I was on all fours, struggling to crawl up a hill of broken terracotta shards waiting to be filled by olive oil that’d spilled and dried years ago.
After reaching the brink of almost failing another quarter, I was forced to confront my mental health: my head no longer had the energy to calculate simple kinematic equations, it was already too busy balancing alternative forms of control.
The only way to make sense of the mess was by regaining control over what I’d forced myself to lose the year before: my love for writing.
Writing had become like eating for me – I needed it but couldn’t justify fulfilling my needs, so I made a conscious effort to get rid of it.
I reached Rome as a wandering Etruscan, to attend a Creative Writing banquet that I hoped would help me celebrate my transition into the afterlife, something that was often depicted on the walls of Etruscan tombs.
I entered Villa Giulia to find a Nenfro Horseman riding towards me on his sea monster, representing the journey of the deceased to their afterlife.

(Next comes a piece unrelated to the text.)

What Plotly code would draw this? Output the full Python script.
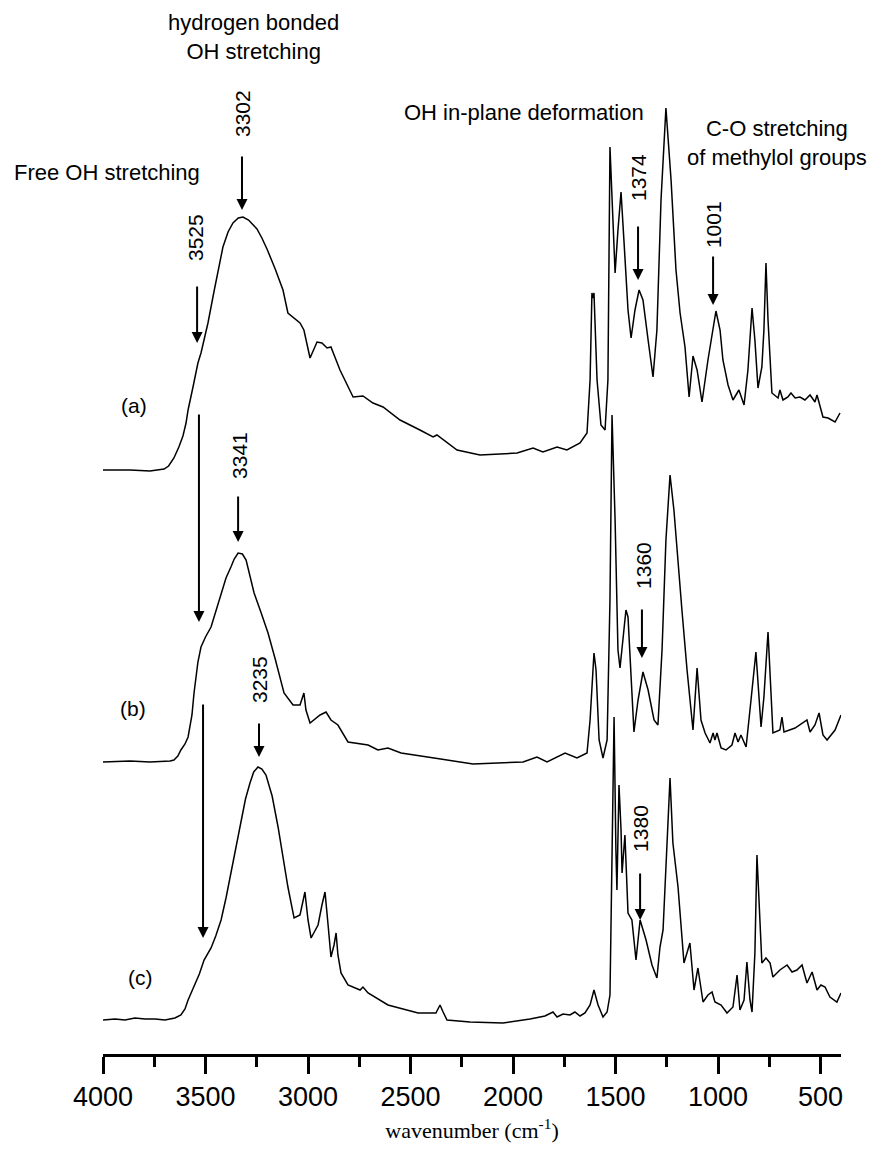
import plotly.graph_objects as go

# ---------------- DATA ----------------
# wavenumber (cm-1) and stacked intensity (a.u.) for each spectrum
wn_a = [4000, 3868, 3771, 3730, 3702, 3680, 3654, 3630, 3610, 3595, 3585, 3561, 3537, 3522, 3505,
        3488, 3459, 3435, 3415, 3390, 3366, 3340, 3317, 3290, 3270, 3249, 3225, 3200, 3160, 3122,
        3098, 3039, 3020, 2990, 2956, 2932, 2907, 2888, 2844, 2780, 2732, 2683,
        2634, 2551, 2454, 2390, 2371, 2273, 2161, 1980, 1902, 1854, 1785, 1737, 1673, 1639, 1624,
        1615, 1610, 1605, 1590, 1571, 1551, 1537, 1527, 1512, 1502, 1488, 1473, 1459, 1439, 1424,
        1405, 1385, 1366, 1341, 1317, 1298, 1278, 1254, 1229, 1205, 1185, 1161, 1141, 1122, 1102,
        1078, 1049, 1010, 990, 976, 951, 927, 898, 873, 854, 834, 820, 805, 786, 776,
        766, 756, 737, 707, 698, 683, 659, 644, 624, 600, 576, 551, 527, 517, 488,
        463, 429, 405]
int_a = [5.84, 5.84, 5.83, 5.84, 5.85, 5.88, 5.96, 6.07, 6.18, 6.31, 6.44, 6.67, 6.91, 7.01, 7.15,
         7.31, 7.62, 7.88, 8.07, 8.22, 8.31, 8.36, 8.37, 8.34, 8.30, 8.25, 8.16, 8.05, 7.85, 7.64,
         7.41, 7.31, 7.24, 6.96, 7.12, 7.11, 7.06, 7.07, 6.84, 6.57, 6.58, 6.51,
         6.47, 6.34, 6.24, 6.17, 6.19, 6.04, 5.99, 6.01, 6.06, 6.02, 6.07, 6.04, 6.11, 6.21, 6.74,
         7.61, 7.56, 7.61, 6.74, 6.29, 6.24, 6.74, 9.07, 8.24, 7.81, 8.24, 8.62, 8.14, 7.44, 7.16,
         7.44, 7.64, 7.54, 7.14, 6.77, 7.24, 8.54, 9.46, 8.74, 7.84, 7.41, 7.07, 6.57, 6.98, 6.84,
         6.52, 6.94, 7.43, 7.24, 6.94, 6.69, 6.54, 6.64, 6.49, 6.84, 7.46, 7.14, 6.66, 6.87, 7.24,
         7.91, 7.34, 6.61, 6.56, 6.64, 6.54, 6.57, 6.61, 6.56, 6.57, 6.54, 6.59, 6.52, 6.59, 6.37,
         6.36, 6.32, 6.41]

wn_b = [4000, 3868, 3771, 3673, 3654, 3635, 3620, 3600, 3585, 3566, 3556, 3537, 3522, 3500, 3473,
        3450, 3424, 3400, 3376, 3360, 3341, 3320, 3302, 3285, 3263, 3230, 3195, 3160, 3117, 3073,
        3039, 3020, 3010, 2990, 2941, 2912, 2888, 2854, 2839, 2805,
        2707, 2659, 2610, 2546, 2385, 2195, 1951, 1883, 1834, 1746, 1688, 1639, 1624, 1610, 1605,
        1595, 1580, 1561, 1541, 1527, 1517, 1502, 1488, 1478, 1463, 1449, 1439, 1424, 1410, 1390,
        1366, 1341, 1312, 1293, 1273, 1254, 1234, 1215, 1195, 1176, 1151, 1122, 1102, 1083, 1063,
        1039, 1024, 1015, 1005, 985, 961, 932, 917, 902, 888, 863, 839, 815, 790, 776,
        756, 732, 698, 688, 678, 624, 566, 551, 527, 507, 488, 468, 429, 400]
int_b = [2.92, 2.93, 2.92, 2.93, 2.94, 2.98, 3.04, 3.10, 3.17, 3.39, 3.61, 3.92, 4.07, 4.17, 4.27,
         4.43, 4.61, 4.76, 4.87, 4.95, 5.01, 5.00, 4.94, 4.80, 4.61, 4.42, 4.21, 3.95, 3.61, 3.49,
         3.49, 3.61, 3.44, 3.31, 3.39, 3.42, 3.34, 3.29, 3.24, 3.12,
         3.09, 3.04, 3.06, 3.01, 2.96, 2.90, 2.92, 2.97, 2.92, 3.01, 2.96, 3.01, 3.34, 3.94, 4.01,
         3.84, 3.14, 2.96, 3.14, 4.54, 6.39, 5.34, 4.04, 3.86, 4.14, 4.44, 4.37, 3.74, 3.22, 3.54,
         3.82, 3.64, 3.34, 3.29, 4.04, 5.14, 5.79, 5.44, 4.89, 4.44, 3.84, 3.24, 3.86, 3.34, 3.21,
         3.11, 3.21, 3.14, 3.21, 3.06, 3.04, 3.09, 3.21, 3.12, 3.19, 3.07, 3.54, 4.02, 3.27, 3.57,
         4.22, 3.21, 3.24, 3.37, 3.22, 3.26, 3.34, 3.22, 3.29, 3.41, 3.19, 3.14, 3.24, 3.39]

wn_c = [4000, 3941, 3893, 3844, 3795, 3746, 3698, 3649, 3620, 3600, 3585, 3556, 3530, 3507, 3490,
        3473, 3450, 3424, 3400, 3376, 3350, 3327, 3305, 3283, 3265, 3244, 3225, 3205, 3175, 3146,
        3120, 3098, 3068, 3039, 3015, 3000, 2985, 2951, 2932, 2917, 2902,
        2888, 2873, 2863, 2854, 2839, 2805, 2746, 2732, 2707, 2610, 2463, 2376, 2356, 2341, 2322,
        2210, 2049, 1917, 1844, 1805, 1785, 1756, 1722, 1698, 1673, 1649, 1624, 1605, 1585, 1561,
        1541, 1527, 1517, 1507, 1498, 1493, 1483, 1473, 1468, 1454, 1439, 1420, 1400, 1380, 1351,
        1322, 1298, 1283, 1268, 1254, 1234, 1220, 1195, 1166, 1137, 1117, 1098, 1073, 1049, 1029,
        1015, 985, 956, 927, 907, 893, 873, 859, 844, 834, 820, 810, 795, 786, 766,
        746, 732, 698, 663, 639, 615, 590, 566, 541, 517, 498, 478, 454, 420, 400]
int_c = [0.34, 0.35, 0.34, 0.36, 0.35, 0.35, 0.34, 0.36, 0.39, 0.45, 0.54, 0.67, 0.80, 0.94, 1.00,
         1.06, 1.18, 1.34, 1.56, 1.81, 2.08, 2.34, 2.55, 2.71, 2.82, 2.87, 2.85, 2.79, 2.58, 2.27,
         1.95, 1.67, 1.36, 1.39, 1.62, 1.34, 1.16, 1.29, 1.49, 1.62, 1.29,
         0.97, 1.09, 1.21, 0.99, 0.81, 0.69, 0.64, 0.67, 0.61, 0.49, 0.41, 0.41, 0.49, 0.42, 0.34,
         0.32, 0.31, 0.35, 0.38, 0.42, 0.37, 0.40, 0.39, 0.42, 0.38, 0.41, 0.49, 0.64, 0.49, 0.37,
         0.42, 0.59, 1.94, 3.37, 2.04, 1.64, 2.69, 2.24, 1.81, 2.19, 1.41, 1.34, 0.94, 1.34, 1.14,
         0.89, 0.76, 1.07, 1.24, 1.94, 2.76, 2.11, 1.67, 0.91, 1.11, 0.64, 0.86, 0.52, 0.59, 0.62,
         0.52, 0.49, 0.41, 0.47, 0.79, 0.44, 0.54, 0.92, 0.54, 0.42, 1.01, 1.99, 1.34, 0.91, 0.96,
         0.91, 0.77, 0.84, 0.89, 0.82, 0.84, 0.89, 0.71, 0.82, 0.64, 0.69, 0.67, 0.57, 0.52, 0.61]

series_names = ["(a)", "(b)", "(c)"]

# peak marks: label, wavenumber at label, label height
peak_labels = ["3302", "3525", "1374", "1001", "3341", "1360", "3235", "1380"]
peak_wn = [3322, 3551, 1390, 1024, 3337, 1366, 3239, 1381]
peak_label_y = [9.41, 8.16, 8.76, 8.29, 5.99, 4.89, 3.74, 2.26]
# arrows: wavenumber, tail and head heights
arrow_wn = [3322, 3541, 1390, 1024, 3341, 1371, 3239, 1380, 3532, 3512]
arrow_tail = [8.99, 7.69, 8.29, 7.99, 5.59, 4.46, 3.32, 1.82, 6.41, 3.51]
arrow_head = [8.44, 7.11, 7.74, 7.49, 5.12, 3.96, 2.97, 1.34, 4.32, 1.16]

tick_vals = [4000, 3500, 3000, 2500, 2000, 1500, 1000, 500]
tick_text = ["4000", "3500", "3000", "2500", "2000", "1500", "1000", "500"]
minor_vals = [3750, 3250, 2750, 2250, 1750, 1250, 750]

# ---------------- FIGURE ----------------
fig = go.Figure()
for wn, it in [(wn_a, int_a), (wn_b, int_b), (wn_c, int_c)]:
    fig.add_trace(go.Scatter(x=wn, y=it, mode="lines",
                             line=dict(color="black", width=1.5), showlegend=False,
                             hoverinfo="skip"))

SANS = "Liberation Sans, Arial, sans-serif"
ann = []
for lab, w, yy in zip(peak_labels, peak_wn, peak_label_y):
    ann.append(dict(x=w, y=yy, xref="x", yref="y", text=lab, showarrow=False,
                    textangle=-90, font=dict(family=SANS, size=21, color="black")))
for w, t, h in zip(arrow_wn, arrow_tail, arrow_head):
    ann.append(dict(x=w, y=h, ax=w, ay=t, xref="x", yref="y", axref="x", ayref="y",
                    text="", showarrow=True, arrowhead=2, arrowsize=1.1, arrowwidth=2,
                    arrowcolor="black", standoff=0, startstandoff=0))
ann.append(dict(x=3268, y=10.17, xref="x", yref="y", text="hydrogen bonded<br>OH stretching",
                showarrow=False, font=dict(family=SANS, size=22, color="black")))
ann.append(dict(x=-0.1233, y=8.82, xref="paper", yref="y", xanchor="left",
                text="Free OH stretching", showarrow=False,
                font=dict(family=SANS, size=22, color="black")))
ann.append(dict(x=1946, y=9.42, xref="x", yref="y", text="OH in-plane deformation",
                showarrow=False, font=dict(family=SANS, size=22, color="black")))
ann.append(dict(x=712, y=9.11, xref="x", yref="y", text="C-O stretching<br>of methylol groups",
                showarrow=False, font=dict(family=SANS, size=22, color="black")))
for name, px, yy in zip(series_names, [0.0217, 0.0203, 0.031], [6.49, 3.46, 0.77]):
    ann.append(dict(x=px, y=yy, xref="paper", yref="y", text=name, showarrow=False,
                    font=dict(family=SANS, size=21, color="black")))

fig.update_layout(
    width=876, height=1157,
    margin=dict(l=103, r=35, t=0, b=103, autoexpand=False),
    paper_bgcolor="white", plot_bgcolor="white",
    annotations=ann,
    xaxis=dict(range=[4000, 400], showgrid=False, zeroline=False, automargin=False,
               showline=True, linewidth=3, linecolor="black",
               ticks="outside", ticklen=17, tickwidth=3, tickcolor="black",
               tickvals=tick_vals, ticktext=tick_text,
               tickfont=dict(family=SANS, size=27, color="black"),
               minor=dict(tickvals=minor_vals,
                          ticks="outside", ticklen=10, tickwidth=3, tickcolor="black"),
               title=dict(text="wavenumber (cm<sup>-1</sup>)",
                          font=dict(family="Liberation Serif, Times New Roman, serif",
                                    size=22, color="black"), standoff=12)),
    yaxis=dict(range=[0, 10.54], visible=False, showgrid=False, zeroline=False,
               automargin=False),
)

fig.write_html("out.html", config={"displayModeBar": False},
               post_script="document.body.style.margin='0';document.body.style.padding='0';")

As I read about Vulci funerary art, I couldn’t help but think how I too had ridden on the backs of my sea monsters and entered an alternate universe.
One where my self-deprecation wasn’t as severe, but the lack of control I had over my senses filled me with fear – I couldn’t tell if I was alive. In Keats words, I had “a habitual feeling of my real life having past,” and I was now leading a “posthumous existence”.
I had managed to eradicate and bury different parts of myself – which had worked out alright for a while – but now my monsters had left me stranded on an island of numbing foam and I needed to excavate my writing tools to survive Rome.
To be continued...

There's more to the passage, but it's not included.